The two candidates who seem to be best positioned to fight for second place are Florida Gov. Ron DeSantis and former United Nations Ambassador Nikki Haley.
DeSantis had been the clear second place to Trump in the Republican field for months, but Haley has seen a notable rise in the polls since the first GOP debate in August. She came in a close third, only 1 point behind DeSantis, in a national USA Today/Suffolk poll released last week.
Tensions between DeSantis and Haley have risen in recent weeks as the two have become more competitive with each other, as The Hill's Julia Manchester reports.
Both candidates' campaigns and the super PACs supporting their campaigns have taken snipes at each other recently. Most of the recent sparring has been over the United States possibly taking in refugees from Gaza.
The DeSantis super PAC Never Back Down claimed Haley had called in a CNN interview for "bringing Gaza refugees to America." Haley was not referring to refugees in the clip that the PAC referenced, and her campaign released an ad calling the governor "Desperate DeSantis" for attacking her, tying it to her rise in the polls.
"Right now, he doesn't have a Donald Trump problem, he's got a Nikki Haley problem," NewsNation political contributor Chris Stirewalt said on "The Hill" earlier this week, referring to DeSantis.

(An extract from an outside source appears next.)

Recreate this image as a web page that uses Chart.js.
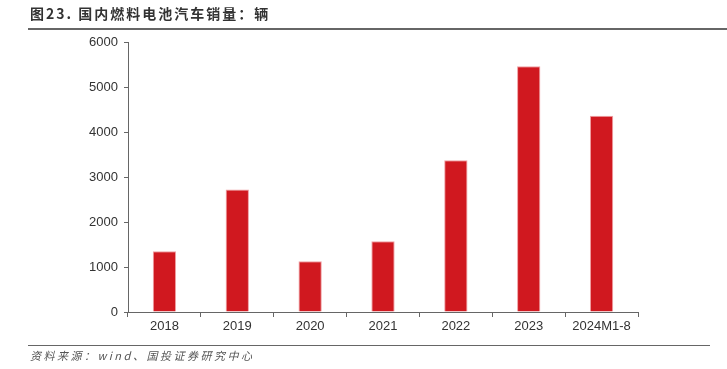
<!DOCTYPE html>
<html>
<head>
<meta charset="utf-8">
<script src="https://cdn.jsdelivr.net/npm/chart.js@4"></script>
<style>
  html, body { margin: 0; padding: 0; background: #fff; }
  #wrap { position: relative; width: 727px; height: 369px; overflow: hidden; }
  #title { position: absolute; left: 30px; top: 3px; font: bold 14px "Noto Sans CJK SC", sans-serif; color: #333; letter-spacing: 2px; }
  #titleLine { position: absolute; left: 28px; right: 0; top: 28px; border-top: 2px solid #666; }
  #footLine { position: absolute; left: 28px; width: 682px; top: 345px; border-top: 1px solid #666; }
  #foot { position: absolute; left: 30px; top: 347px; font: italic 11px "Noto Sans CJK SC", sans-serif; color: #555; letter-spacing: 2.5px; }
  canvas { position: absolute; left: 0; top: 0; }
</style>
</head>
<body>
<div id="wrap">
  <canvas id="salesChart" width="727" height="369"></canvas>
  <div id="title">图23. 国内燃料电池汽车销量：辆</div>
  <div id="titleLine"></div>
  <div id="footLine"></div>
  <div id="foot">资料来源：wind、国投证券研究中心</div>
</div>
<script>
const categories = ['2018', '2019', '2020', '2021', '2022', '2023', '2024M1-8'];
const sales = [1350, 2720, 1130, 1570, 3370, 5460, 4360];

const ctx = document.getElementById('salesChart').getContext('2d');

new Chart(ctx, {
    type: 'bar',
    data: {
        labels: categories,
        datasets: [{
            data: sales,
            backgroundColor: '#d0181f',
            borderColor: '#f0a0a4',
            borderWidth: { top: 1, left: 1, right: 1, bottom: 0 },
            barPercentage: 0.32,
            categoryPercentage: 1
        }]
    },
    options: {
        responsive: false,
        animation: false,
        layout: {
            padding: { left: 0, right: 89, top: 42, bottom: 0 }
        },
        plugins: {
            legend: { display: false },
            tooltip: { enabled: false }
        },
        scales: {
            x: {
                afterFit: (scale) => { scale.height = 57; },
                grid: {
                    offset: true,
                    drawOnChartArea: false,
                    drawTicks: true,
                    tickLength: 5,
                    color: '#666'
                },
                border: { color: '#666', width: 1 },
                ticks: {
                    color: '#333',
                    font: { family: 'Liberation Sans, Arial', size: 13 },
                    padding: 2,
                    maxRotation: 0
                }
            },
            y: {
                min: 0,
                max: 6000,
                afterFit: (scale) => { scale.width = 128; },
                grid: {
                    drawOnChartArea: false,
                    drawTicks: true,
                    tickLength: 4,
                    color: '#666'
                },
                border: { color: '#666', width: 1 },
                ticks: {
                    stepSize: 1000,
                    color: '#333',
                    font: { family: 'Liberation Sans, Arial', size: 13 },
                    padding: 6,
                    callback: (v) => String(v)
                }
            }
        }
    }
});
</script>
</body>
</html>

The two candidates are also closely competing in the fundraising game. DeSantis outpaced the rest of the non-Trump candidates in the third quarter of 2023 with $15 million raised, but his campaign spent almost all of what it raised between those months. Haley's total, more than $11 million across three political committees, trails DeSantis but shows the momentum she has built in fundraising in recent months.

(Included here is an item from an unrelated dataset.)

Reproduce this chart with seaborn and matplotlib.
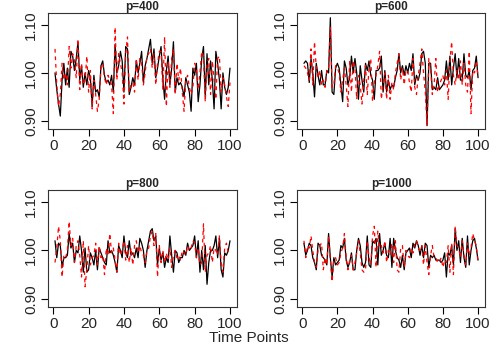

Meanwhile, former Vice President Mike Pence and Sen. Tim Scott (R-S.C.) could be in trouble amid low poll numbers and poor fundraising numbers compared to their rivals.
Pence brought in $3.3 million and has $1.2 million cash on hand but has also taken on $620,000 in debt. Scott raised almost $6 million between his political committees, having $13.3 million cash on hand and $11.6 million available to use in the primaries.
But Scott's burn rate was high, with his campaign having spent $12.4 million during the past quarter, and his total intake was far outpaced by his top opponents.
Both have also struggled to gain traction in the polls, mostly getting no more than 2 or 3 percent support.
Scott's campaign indicated on Monday that it would go "all in" on Iowa by doubling its staff and opening a new headquarters in West Des Moines. It is also shifting ad buys away from New Hampshire to Iowa.